1. Defining Purpose and Outcomes

Each design challenge begins by clearly articulating the outcome the ecosystem is intended to achieve, both for participants at the “messy bottom” of the system and for the broader economy or society.

Participants are encouraged to frame outcomes in terms of meaningful change rather than activity. For example, improved access to finance, reduced waste, healthier behaviour, more resilient livelihoods, or improved last-mile participation. Purpose functions as the organizing logic of the ecosystem, providing direction and coherence to subsequent design choices.

2. Mapping Participants, Roles, and Value

Once purpose and outcomes are defined, teams identify the participants required for the ecosystem to function. This includes individuals, small firms, institutions, public bodies, and private organizations that either contribute to or benefit from the outcome.

Participants then examine how value is created, exchanged, and recognized across the ecosystem. This step surfaces where value exists but is currently invisible, where exchanges fail to occur, and where incentives are misaligned.
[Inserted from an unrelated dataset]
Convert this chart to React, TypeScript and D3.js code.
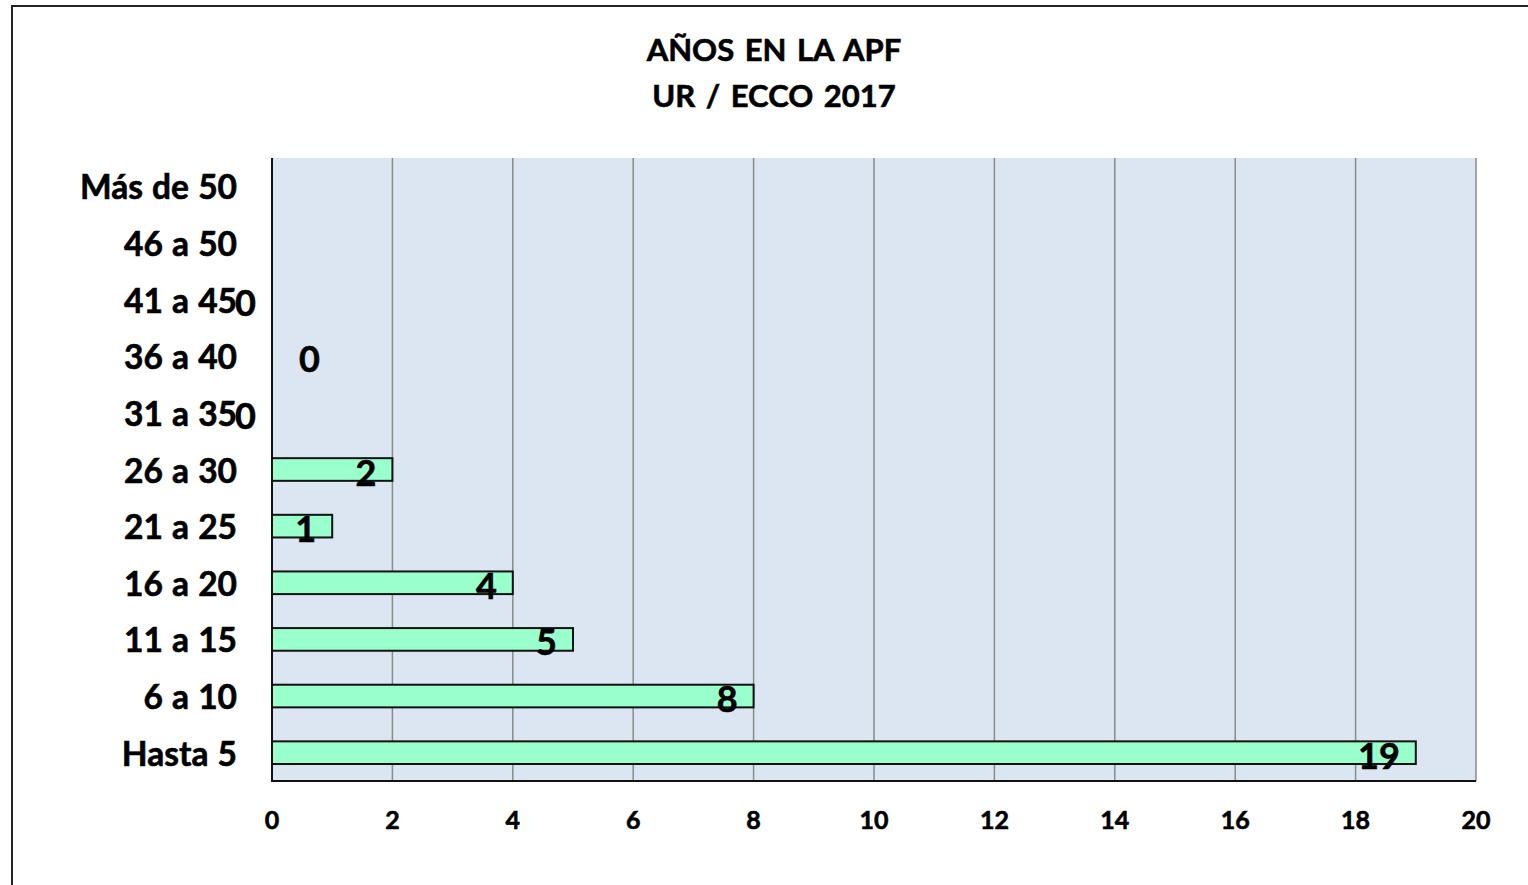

The focus is not on firm-level value capture, but on system-level value flows.

3. Designing Journeys and Participation

With participants and value flows identified, teams design the journeys through which individuals or organizations participate in the ecosystem. These journeys describe how actors enter the system, how they progress toward the desired outcome, and how participation is sustained over time.

Rather than focusing on user experience alone, journeys are treated as mechanisms of coordination. They reveal what actions are required, what evidence of progress matters, and where friction or dropout is likely to occur.

4. Incentives, Coordination, and Governance

The next lens focuses on incentives and coordination mechanisms. Teams examine how different actors are motivated to participate, cooperate, or invest in the ecosystem, and how these motivations align or conflict.

This includes exploring financial and non-financial incentives, rewards, reputational benefits, access rights, or risk reduction. Governance is considered as an enabling structure rather than a compliance layer: what rules, norms, or institutional arrangements are required for the ecosystem to function and scale?

5. Data, Evidence, and Trust

Participants then examine what data and evidence are required for the ecosystem to work. This includes identifying what signals demonstrate progress toward outcomes, who generates or holds relevant data, and how trust is established between actors.

Rather than treating data as a technical layer, teams consider data as an economic coordination mechanism. They explore how visibility, verification, and shared evidence reduce transaction costs, enable participation, and support incentive alignment—particularly for actors who are currently invisible.